Abstract

Undergraduates and their teachers will find this a useful, lively, and, on the whole, reliable introduction to the early history of Christianity in Rome, its materials and its problems. Though it will not supplant Peter Lampe’s From Paul to Valentinus, English readers will find it more accessible than that book in its English dress. Green’s focus on Rome does not prevent him from bringing in much material about Christianity in other parts of the Roman empire, though more frequently from Latin-speaking parts than elsewhere. Similarly, the titles of the five chapters—origins, community, persecution, catacombs, and Constantine—are not narrowly conceived, but serve as pegs from which discussions of related matters are hung. Early Roman theology, for example, is discussed under ‘Community’, ecclesiology under ‘Persecution’, and the origins of Christian art under ‘Catacombs’. There are useful, sometimes abundant, references to ancient sources and to modern discussions. Perhaps because of the book’s origin in lectures addressed to undergraduate students and in tutorial discussions, Green’s treatment is sometimes uneven and idiosyncratic. For example, he provides a sensitive, even sympathetic, discussion of Marcion and Valentinus (pp. 62–81) but a rather less focused account of debates within mainstream Christianity about the Trinity. ‘Monarchians’, we are told, ‘left no writings; indeed there is little sign at all that they put their ideas down on paper’ (p. 103).
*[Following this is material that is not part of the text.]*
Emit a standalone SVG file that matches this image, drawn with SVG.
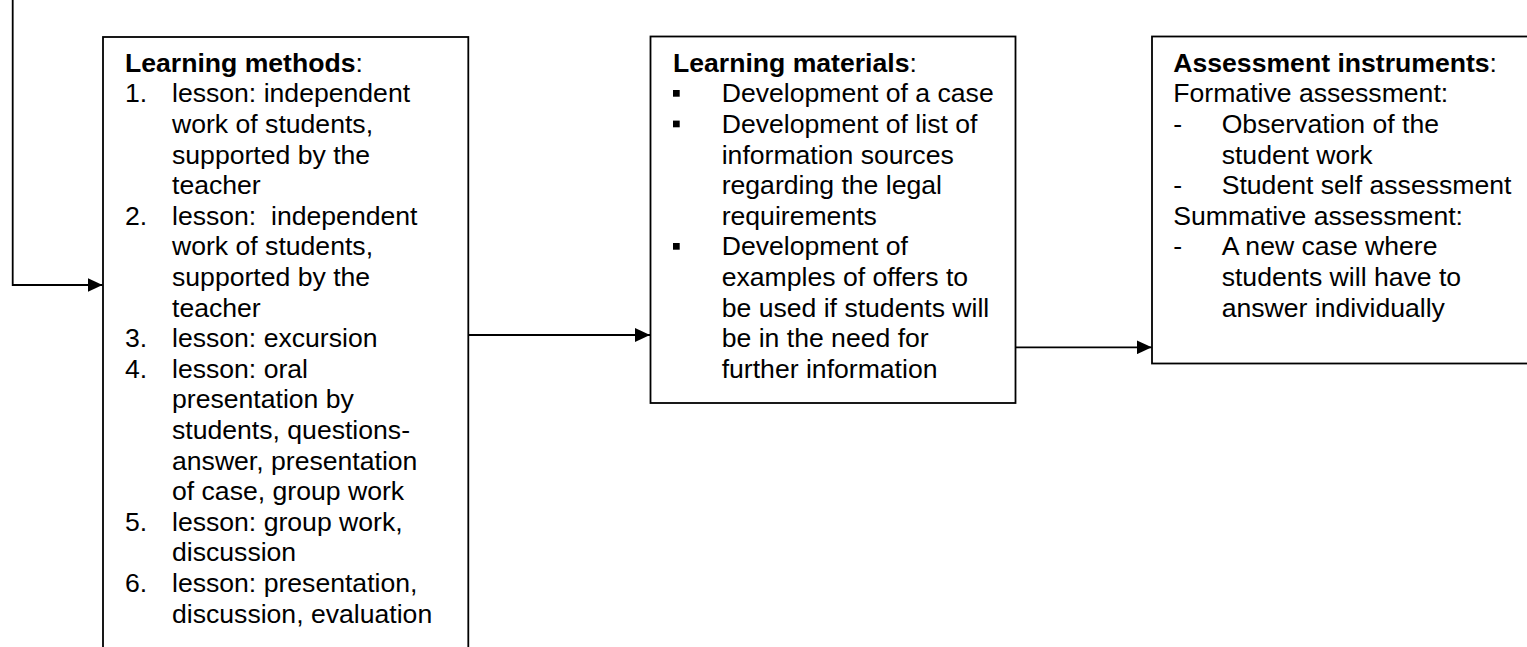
<svg xmlns="http://www.w3.org/2000/svg" width="1527" height="647" viewBox="0 0 1527 647">
<style>
.box{fill:#fff;stroke:#000;stroke-width:1.8}
.ln{fill:none;stroke:#000;stroke-width:1.8}
text{font-family:"Liberation Sans",Arial,sans-serif;font-size:26.6px;fill:#000}
.b{font-weight:bold}
.bul{fill:#000}
</style>
<defs>
<marker id="arr" markerWidth="15" markerHeight="14" refX="15" refY="7" orient="auto" markerUnits="userSpaceOnUse">
<path d="M0,0 L15,7 L0,14 Z" fill="#000"/>
</marker>
</defs>
<g id="connectors">
<path class="ln" d="M12.7,0 V285 H102.5" marker-end="url(#arr)"/>
<path class="ln" d="M468.3,335 H650" marker-end="url(#arr)"/>
<path class="ln" d="M1015.5,347.3 H1151.7" marker-end="url(#arr)"/>
</g>
<g id="learning-methods">
<rect class="box" x="103" y="37" width="365.3" height="640"/>
<text x="125" y="71.7"><tspan class="b">Learning methods</tspan>:</text>
<text x="125" y="102.3">1.</text><text x="172" y="102.3">lesson: independent</text>
<text x="172" y="132.9">work of students,</text>
<text x="172" y="163.5">supported by the</text>
<text x="172" y="194.1">teacher</text>
<text x="125" y="224.7">2.</text><text x="172" y="224.7" xml:space="preserve">lesson:  independent</text>
<text x="172" y="255.3">work of students,</text>
<text x="172" y="285.9">supported by the</text>
<text x="172" y="316.5">teacher</text>
<text x="125" y="347.1">3.</text><text x="172" y="347.1">lesson: excursion</text>
<text x="125" y="377.7">4.</text><text x="172" y="377.7">lesson: oral</text>
<text x="172" y="408.3">presentation by</text>
<text x="172" y="438.9">students, questions-</text>
<text x="172" y="469.5">answer, presentation</text>
<text x="172" y="500.1">of case, group work</text>
<text x="125" y="530.7">5.</text><text x="172" y="530.7">lesson: group work,</text>
<text x="172" y="561.3">discussion</text>
<text x="125" y="591.9">6.</text><text x="172" y="591.9">lesson: presentation,</text>
<text x="172" y="622.5">discussion, evaluation</text>
</g>
<g id="learning-materials">
<rect class="box" x="650.5" y="36.5" width="365" height="366.5"/>
<text x="673" y="71.7"><tspan class="b">Learning materials</tspan>:</text>
<rect class="bul" x="673" y="90" width="6.7" height="6.7"/>
<text x="721.7" y="102.3">Development of a case</text>
<rect class="bul" x="673" y="120.6" width="6.7" height="6.7"/>
<text x="721.7" y="132.9">Development of list of</text>
<text x="721.7" y="163.5">information sources</text>
<text x="721.7" y="194.1">regarding the legal</text>
<text x="721.7" y="224.7">requirements</text>
<rect class="bul" x="673" y="243" width="6.7" height="6.7"/>
<text x="721.7" y="255.3">Development of</text>
<text x="721.7" y="285.9">examples of offers to</text>
<text x="721.7" y="316.5">be used if students will</text>
<text x="721.7" y="347.1">be in the need for</text>
<text x="721.7" y="377.7">further information</text>
</g>
<g id="assessment-instruments">
<rect class="box" x="1152" y="36.5" width="400" height="327"/>
<text x="1173.3" y="71.7"><tspan class="b">Assessment instruments</tspan>:</text>
<text x="1173.3" y="102.3">Formative assessment:</text>
<text x="1173.3" y="132.9">-</text><text x="1221.7" y="132.9">Observation of the</text>
<text x="1221.7" y="163.5">student work</text>
<text x="1173.3" y="194.1">-</text><text x="1221.7" y="194.1">Student self assessment</text>
<text x="1173.3" y="224.7">Summative assessment:</text>
<text x="1173.3" y="255.3">-</text><text x="1221.7" y="255.3">A new case where</text>
<text x="1221.7" y="285.9">students will have to</text>
<text x="1221.7" y="316.5">answer individually</text>
</g>
</svg>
This seems to rest on the view that ‘Monarchians’, or opponents of ‘the Logos doctrine’, comprised only those ‘known to their critics in the West as Patripassians … and in the East as Sabellians’ (p. 102). Dionysius, bishop of Rome c.259–68, was not a Sabellian, but that did not stop him from describing the monarchia as the ‘most august proclamation of the Church’, nor from attacking those who would destroy it by dividing and dissecting it into ‘three powers’ and ‘separate hypostases’ and ‘three divinities’. Green refers to Dionysius’ correspondence with his namesake at Alexandria on this issue (p. 168), but does not quote from it or discuss it, and says simply that ‘he despatched a formal statement of trinitarian belief which anticipated the debates of the next century in which he would be quoted’.